Can't wait to do it again guys, sorry you had to bail early Jeff, you missed some good stuff.

*Part 2*
After I got home from the ride I had my Son to myself while my Wife and Daughter had plans together.  He decided that he wanted to go for a bike ride on 'bumpy trails with rocks and snakes' so we loaded up the bikes and headed to White Memorial for a 2 mile loop on their bumpy gravel trails around the museum area.  We didn't see any snakes this time, but he still had a good time and I was more than happy to share one of my favorite activities with him! :beer:


----------



## WoodCore (Aug 8, 2010)

Although it was somewhat painful to motivate myself out of bed this morning after a big day of riding on Saturday, I'm glad I did! Great company and a nice loop into the depths of the Burlington woods on some "off the beaten path" trails that are out there waiting to be rolled. The climb up Johhnycake Mtn pretty much sucked but once up on top of the hill everything was fun, fun , fun!  Enjoyed the rollers coming down the Quarry trail, the run we took on Ledges and playing on that rock on East Chippens! Think I had around 11 miles regardless, as always nice riding with Mleg, Jeff and Brian and a treat too pedal with Greg once again!


----------



## Greg (Aug 8, 2010)

bvibert said:


> It was also nice to see Greg out on the trails again, though I think he has a secret workout routine since he didn't seem to be breathing all that hard.. :-?



Trust me, I was breathing hard. I took up the back most of the ride and tried to be conscious of my breathing and suck in as much air as possible.

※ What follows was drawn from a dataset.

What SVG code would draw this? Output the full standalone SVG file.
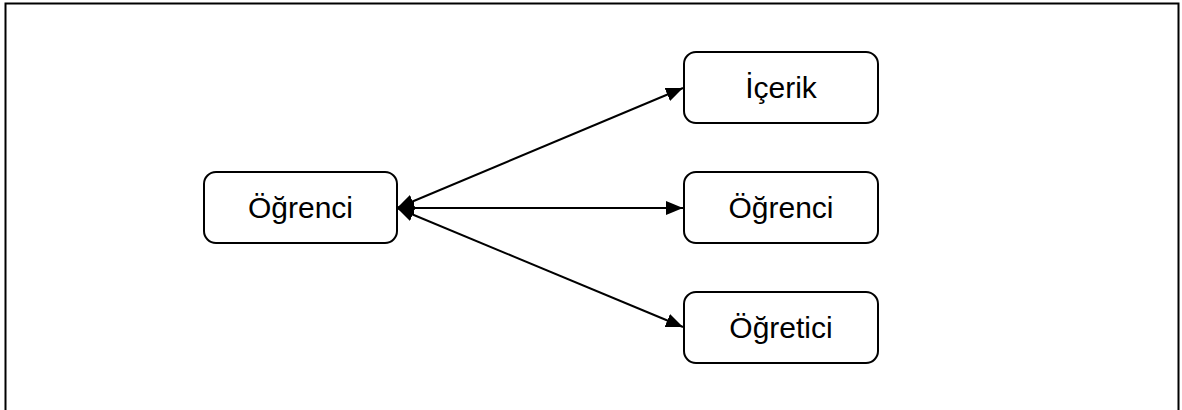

A few points on the JC climb were painful, but overall not too bad. Technically, I'm happy with my riding, just need to up the frequency to get my wind back and get the speed up. Felt like I rode a bit faster today though. Was happy to make the scramble out onto E. Chippens as well as clearing that little spine near the 4-way.

Good company and thanks for the post-ride brew, WC. Good to ride with you again mlegg. See you guys again in 3 to 4 weeks.


----------



## bvibert (Aug 8, 2010)

I actually didn't mind the climb up JC.  Not to say that it didn't affect me, but I think that going up Knee Tree is a really good way to cover that vertical.  I rode it faster than I have before, keeping up with my push to ride bigger gears more and more.  It was nice to be able to keep right on Woodcore's rear wheel for once.


----------



## atvkilla (Aug 9, 2010)

Funny, I always see you guys at the END of your ride. When Cavewoman and I saw you [woodcore] I thought we were finally all gonna hook up for an elusive ride, but maybe next time.

That Blueberry Hill Res stuff is definately nice, adds some big miles, and gives a good sense of how much land is up there. You really feel like you are in the middle of nowhere. A guide is definately needed the first couple times.


----------



## MLegg (Aug 9, 2010)

atvkilla said:


> Funny, I always see you guys at the END of your ride. When Cavewoman and I saw you [woodcore] I thought we were finally all gonna hook up for an elusive ride, but maybe next time.
> 
> That Blueberry Hill Res stuff is definately nice, adds some big miles, and gives a good sense of how much land is up there. You really feel like you are in the middle of nowhere. A guide is definately needed the first couple times.



B -

Loggers eliminated most of the cutover from yellow to white dot, especially up in the Burn. Skidding logs out to dam at the res. Most of Den gone too. Gnomes busy rebuilding!!


----------